Ex: given timestamps [0, 1000, 2000, 3000, 4000] and values [0, 1, 2, 3, 4], piping into shift(2) gives timestamps [2000, 3000, 4000] and values [0, 1, 2], while piping into shift(-2) gives timestamps [0, 1000, 2000] and values [2, 3, 4].

Ex: `op> cpu_usage | shift(-2)`

### Parameters

Metric Query Parameter Name Function
window (left end parameter, optional right end parameter) Window function specifies the range of time (left end to right end) for the Op statement. If the optional right range parameter is not specified, the right end of the time range defaults to now.
Ex: `cpu_usage | window(30s)` gets cpu_usage from 30 seconds ago to now
Ex: `cpu_usage | window(30s, 10s)` gets cpu_usage from 30 seconds ago to 10 seconds ago
from, to limits the metric query from time from to time to
Ex: `cpu_usage | from=1000 | to=3000` gets cpu_usage from time 1000 to time 3000
Base, offset If offset is positive, limit the query to cover the interval (base, base + offset) and if offset is negative, limit the query to
cover the interval (base + offset, base)
Ex: `cpu_usage | base=3000 | offset=2000` gets cpu_usage from time 3000 to time 3000 + 2000 = 5000
resolution sets the resolution of the data queried for, allowed resolutions are 1 sec, 10 seconds, 1 min and 1 hour.
Ex: `cpu_usage | resolution=60` gets data at one minute resolution

### Resource Aggregates

These functions aggregate metric query results across resources.  For example, to get the sum of cpu_usage across all hosts, you would write `host | cpu_usage | r_sum.`

Metric Query Aggregate Name
r_sum aggregates the metric query across resources by taking the sum of the values across each resource for each timestamp
Ex: `op> cpu_usage | r_sum`
r_count aggregates the metric query across resources by counting the number of values across each resource for each timestamp
Ex: `op> cpu_usage | r_count`
r_mean aggregates the metric query across resources by taking the mean of the value for each resource for each timestamp
Ex: `op> cpu_usage | r_mean`
r_max aggregates the metric query across resources by taking the max of the value for each resource for each timestamp
Ex: `op> cpu_usage | r_max`
r_min aggregates the metric query across resources by taking the min of the value for each resource for each timestamp
Ex: `op> cpu_usage | r_min`
r_stddev aggregates the metric query across resources by taking the standard deviation of the value for each resource for each
timestamp
Ex: `op> cpu_usage | r_stddev |`
r_p1 aggregates the metric query across resources by taking the 1st percentile of the value for each resource for each
timestamp
Ex: `op> cpu_usage | r_pl`
r_p10 aggregates the metric query across resources by taking the 10th percentile of the value for each resource for each
timestamp
Ex: `op> cpu_usage | r_p10`
r_p90 aggregates the metric query across resources by taking the 90th percentile of the value for each resource for each
timestamp
Ex: `op> cpu_usage | r_p90`
r_p99 aggregates the metric query across resources by taking the 99th percentile of the value for each resource for each
timestamp
Ex: `op> cpu_usage | r_p99`

### Resource Query Parameters

These parameters limit the results of a resource query via pipes.  For example, the piped query host | limit=2 gets resources of type HOST and limits the result to two resources.

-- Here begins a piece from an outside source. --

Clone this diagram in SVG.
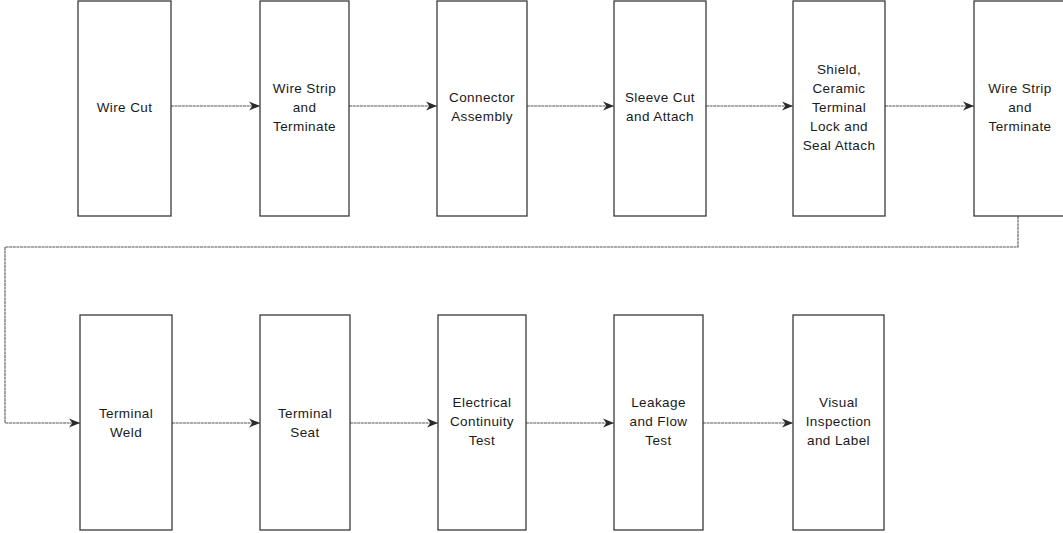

Resource Query Parameter Name Function
type specifies the type of resources query is for
Ex: `resources | type="POD"` gets resources of type POD
from, to limits the resource query from time from to time to
Ex: `host | from=1000 | to=3000` gets the resources that existed between 1000 and 3000
base, offset if the offset is positive, limits the query to cover the interval (base, base + offset) and if offset is negative, limit the query to cover the interval (base + offset, base)
limit limits the number of results of the resource or a combination of resources (referred to as tuples) query.
Ex: `host | .pod | .container | limit=5` limits the result and returns at most 5 tuples of type (host, pod, container).
random limits the number of results of the resource query by selecting random=0 or random=1. Random can be either 0/1. If random is 1, then the resources return will be shuffled (returned in random order.) 0 is the default.
Ex: `host | random=1 | limit=10` results in 10 random hosts.
name only include resources with name the same as its argument
Ex: `host | name="example"` gives all of the hosts with name "example"